With climate change there may not be enough food to go round anyway. This is already a cast-iron certainty for many poorer parts of the world. In the worst-case scenarios some industrialised countries could also be in the firing line.
At least the economy will carry on though with its climate-proof robot workforce. That’s the main thing.
The problem isn’t jobs (which are, after all, a ‘bad’) … it’s how society decides to share GDP between labour / citizens and capital in the future.
And, the issue has been with us for decades. The (wage) share of GDP going to labour has been falling in much of the developed world since the 1970s and the average real wage in the US is little better today than it was in 1973.
In the first sixty years of the British industrial revolution (1780 to 1840) wage share followed a similar path with all productivity gains going to capital.

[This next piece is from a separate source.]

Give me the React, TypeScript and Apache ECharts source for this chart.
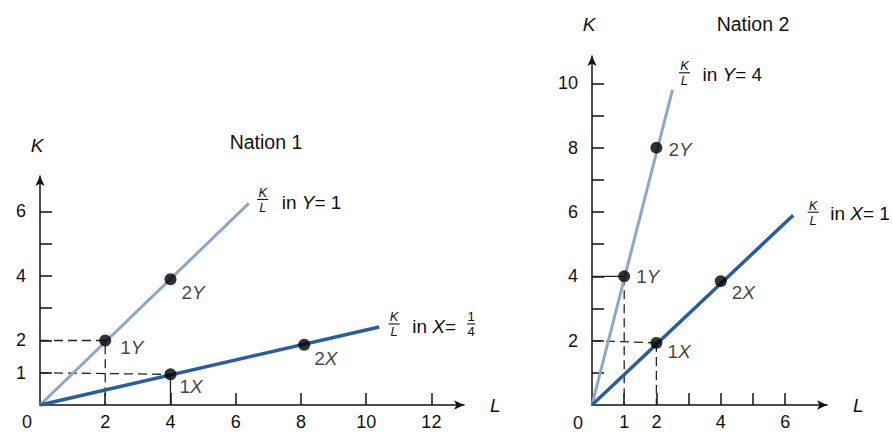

This situation reversed in the second half of the 19th century. A new skilled (industrial rather than agrarian) labour ‘aristocracy’ emerged and expanded in size over time and wage share (and real incomes) grew strongly … this increase was associated with rising levels of international trade, longer working hours and higher union density.
If similar processes drove / drive the extended wage pause in both of these periods perhaps we should look to the second half of the 19th century where wage share grew strongly to better understand how we can manage the transition to a less work (if not post-work) world?
We need to forget old models, including such terms as ‘Communism’ plagued as it is with images of authoritarianism and gulags with the failed attempts at its institution, and get back to basics.
The basics are that an economy creates value, and that value needs to be distributed among those beholden to and dependent upon that economy. In an economy in which human labour features only marginally in production, old models – along with old ideologies and their associations – become redundant. Every economic model in human history – hunter-gatherer societies, slave ownership, feudalism, communism, free-market economics – have all had at their core the idea of human production and subsequent distribution of their labour, fairly or otherwise. If we are to increasingly write people out of the means of production then, clearly, an entirely new model is needed.
UBI (Universal Basic Income) has, to my mind, insufficiently considered the direct provision of free essential goods and services in its modeling. Such distribution, along with a cash payment for extras, would seem to solve the distribution issue. However, there are lessons to be learned from the old arguments about the free market versus the communist ideal when it comes to incentive. Societies that offer financial incentives for innovation tend to develop more rapidly than those that offer a brass plaque proclaiming the innovator a ‘Friend of the People’ to stick on the wall of his or her apartment. Can we imagine a day when we cheer robots on at Old Trafford? Read a superior work of literature given the upgrades to version IX of the Autowriter? Visit a gallery to admire the works of Van Gogh, Picasso, and the IBM 3507 series 14? Robots may be able to better build a better mousetrap, but how long before they invent one?
I doubt the human race will be made redundant in either sense of the word – a sad day for humanity if it ever is – and while we continue to value the efforts of our fellows, those fellows deserve additional reward for those efforts.
Robots, it is to be hoped, will free the world of need and bring about leisure. That should be enough without insisting upon egalitarianism to boot. That way lies stagnation and humanity’s utter redundancy.
I totally agree with the 3 points and I the “People´s Fund” would be useful both to own assets and to invest in R&D with the aim to own partially copyright and patent. I think that it is more strategical than UBI policies. Socialism or barbarism in a broad sense, hoping to highlight the great importance of Public-Private Partnership. We cannot sacrifice the synergy between different actors in the society for a slogan of the 1970s.